Give only the number of lines that hold the word "chart".

## DATA:
====================

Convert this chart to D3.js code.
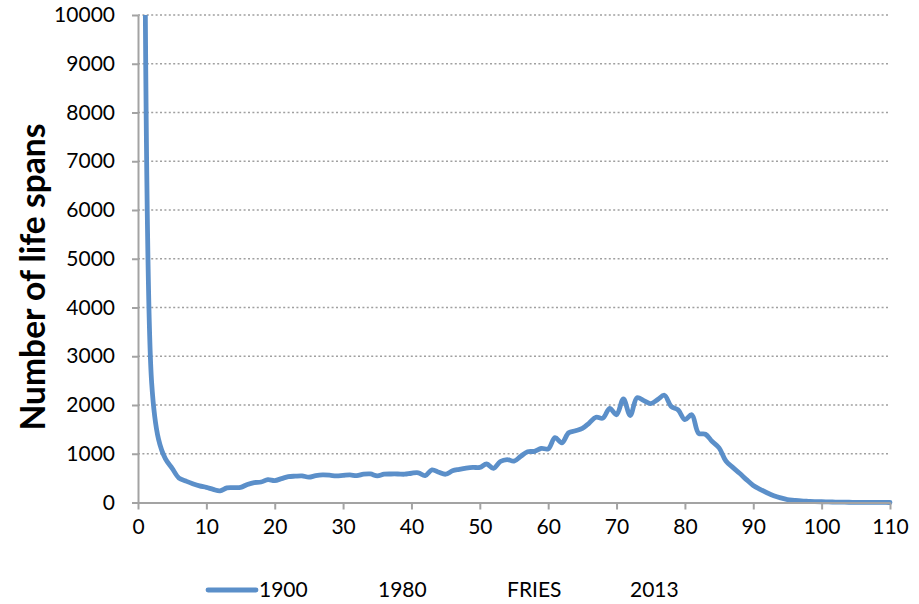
<!DOCTYPE html>
<html>
<head>
<meta charset="utf-8">
<script src="https://cdn.jsdelivr.net/npm/d3@7"></script>
<style>
  html, body { margin: 0; padding: 0; background: #ffffff; }
  svg { display: block; }
</style>
</head>
<body>
<svg id="chart" width="919" height="604"></svg>
<script>
// ---- data ----
const ages = d3.range(1, 111);
const deaths1900 = [
  12000, 2450, 1300, 900, 700, 500, 440, 385, 340, 310,
  270, 240, 300, 305, 310, 370, 410, 420, 470, 450,
  490, 530, 540, 545, 520, 550, 565, 560, 545, 555,
  565, 550, 580, 585, 545, 580, 585, 585, 580, 600,
  610, 550, 670, 620, 580, 650, 680, 705, 720, 720,
  790, 700, 840, 880, 850, 950, 1040, 1050, 1110, 1100,
  1330, 1225, 1430, 1470, 1520, 1630, 1750, 1730, 1930, 1800,
  2125, 1785, 2150, 2090, 2030, 2110, 2200, 1970, 1900, 1700,
  1800, 1420, 1400, 1250, 1120, 850, 720, 600, 470, 350,
  270, 200, 140, 95, 60, 45, 32, 25, 20, 15,
  12, 9, 7, 5, 4, 3, 2, 1, 1, 0
];
const xTicks = [0, 10, 20, 30, 40, 50, 60, 70, 80, 90, 100, 110];
const yTicks = [0, 1000, 2000, 3000, 4000, 5000, 6000, 7000, 8000, 9000, 10000];
const legendLabels = ["1900", "1980", "FRIES", "2013"];
const yTitle = "Number of life spans";

// ---- layout ----
const svg = d3.select("#chart");
const pL = 138, pR = 890, pT = 15, pB = 502.5;
const x = d3.scaleLinear().domain([0, 110]).range([pL, pR]);
const y = d3.scaleLinear().domain([0, 10000]).range([pB, pT]);
const font = "Lato, 'Open Sans', sans-serif";
const axisColor = "#a3a3a3";
const lineColor = "#5b8fc9";
const tickFont = 21;

svg.append("rect").attr("width", 919).attr("height", 604).attr("fill", "#fff");

// gridlines
svg.append("g").selectAll("line")
  .data(yTicks.filter(d => d > 0))
  .join("line")
  .attr("x1", pL).attr("x2", pR)
  .attr("y1", d => y(d)).attr("y2", d => y(d))
  .attr("stroke", "#a0a0a0")
  .attr("stroke-width", 1.7)
  .attr("stroke-dasharray", "2,2.4");

// clip
svg.append("clipPath").attr("id", "plot")
  .append("rect").attr("x", pL - 5).attr("y", pT).attr("width", pR - pL + 10).attr("height", pB - pT + 5);

// line
const line = d3.line()
  .x((d, i) => x(ages[i]))
  .y(d => y(d))
  .curve(d3.curveCatmullRom.alpha(0.5));

svg.append("path")
  .datum(deaths1900)
  .attr("clip-path", "url(#plot)")
  .attr("d", line)
  .attr("fill", "none")
  .attr("stroke", lineColor)
  .attr("stroke-width", 4.8)
  .attr("stroke-linejoin", "round")
  .attr("stroke-linecap", "round");

// x axis
const xAxis = svg.append("g")
  .attr("transform", `translate(0,${pB})`)
  .call(d3.axisBottom(x).tickValues(xTicks).tickSize(7).tickSizeOuter(0).tickPadding(10).tickFormat(d3.format("d")));
xAxis.select(".domain").attr("stroke", axisColor).attr("stroke-width", 2);
xAxis.selectAll(".tick line").attr("stroke", axisColor).attr("stroke-width", 2);
xAxis.selectAll(".tick text").attr("fill", "#000").attr("font-family", font).attr("font-size", tickFont);

// y axis
const yAxis = svg.append("g")
  .attr("transform", `translate(${pL},0)`)
  .call(d3.axisLeft(y).tickValues(yTicks).tickSize(6).tickSizeOuter(0).tickPadding(17).tickFormat(d3.format("d")));
yAxis.select(".domain").attr("stroke", axisColor).attr("stroke-width", 2);
yAxis.selectAll(".tick line").attr("stroke", axisColor).attr("stroke-width", 2);
yAxis.selectAll(".tick text").attr("fill", "#000").attr("font-family", font).attr("font-size", tickFont);

// y title (sized so its length matches the reference, ~307px)
const title = svg.append("text")
  .attr("transform", "translate(45,277) rotate(-90)")
  .attr("text-anchor", "middle")
  .attr("font-family", font)
  .attr("font-weight", "bold")
  .attr("font-size", 30)
  .attr("fill", "#000")
  .text(yTitle);
const tl = title.node().getComputedTextLength();
if (tl > 0) title.attr("font-size", 30 * 307 / tl);

// legend
const legendX = [259, 378, 507, 630];
const lg = svg.append("g");
lg.append("line")
  .attr("x1", 208).attr("x2", 256).attr("y1", 590).attr("y2", 590)
  .attr("stroke", lineColor).attr("stroke-width", 4.8).attr("stroke-linecap", "round");
lg.selectAll("text").data(legendLabels).join("text")
  .attr("x", (d, i) => legendX[i])
  .attr("y", 597)
  .attr("font-family", font)
  .attr("font-size", tickFont)
  .attr("fill", "#000")
  .text(d => d);
</script>
</body>
</html>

====================

## SOLUTION:
3